Does bartering have a place in a healthy economy? The popularity of bartering has risen and fallen throughout history as national economies have become depressed or prosperous. In the 20th century, we saw an increase in bartering during the U.S. depression of the 1930s, and in post-World-War-II Europe. Bartering became popular again during the extended recession of the early 1980s in the US. When the economy is in good condition, people would rather spend their abundance of cash -- but when inflation is high, and many people are unemployed, and cash is less available, people want to barter. However, bartering might have found a permanent place in a healthy economy, for these reasons:

  1. Contemporary barter clubs. These clubs do not rely on one-to-one trades; instead, they use a computerized system of "units" which make bartering almost as easy to use as money. The clubs are printing their own checks, issuing their own credit cards, distributing their own scrip, making loans with interest, and providing other alternatives to the money-based economy.

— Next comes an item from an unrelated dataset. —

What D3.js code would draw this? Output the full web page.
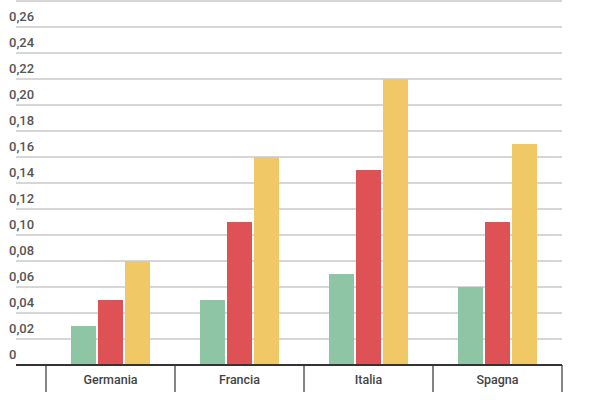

  2. Lack of faith in the economy. We are in a world of corporate restructuring, down-sizing, rapidly changing industries, periodic recessions, a high rate of bankruptcy, and other changes -- and the ever-present possibility that the entire system could collapse someday. In this world, bartering gives some stability; we can barter regardless of the condition of the general economy.
  3. Bartering's respectability. Although some corporations (and individuals) hesitate to barter because the activity still carries some of its stigma as a sign of poverty and distress, it is coming into the mainstream as a smart way to do business, even when our finances are strong.
  4. Bartering will always be popular in its personal forms -- in the trade of our turnips for a neighbor's banana bread, and the trade of our kid's marbles for another kid's toy. In those situations, barter is not determined by economic conditions; it is a ritual and an expression of friendship -- and it is a natural, deep-rooted part of our heritage and humanity.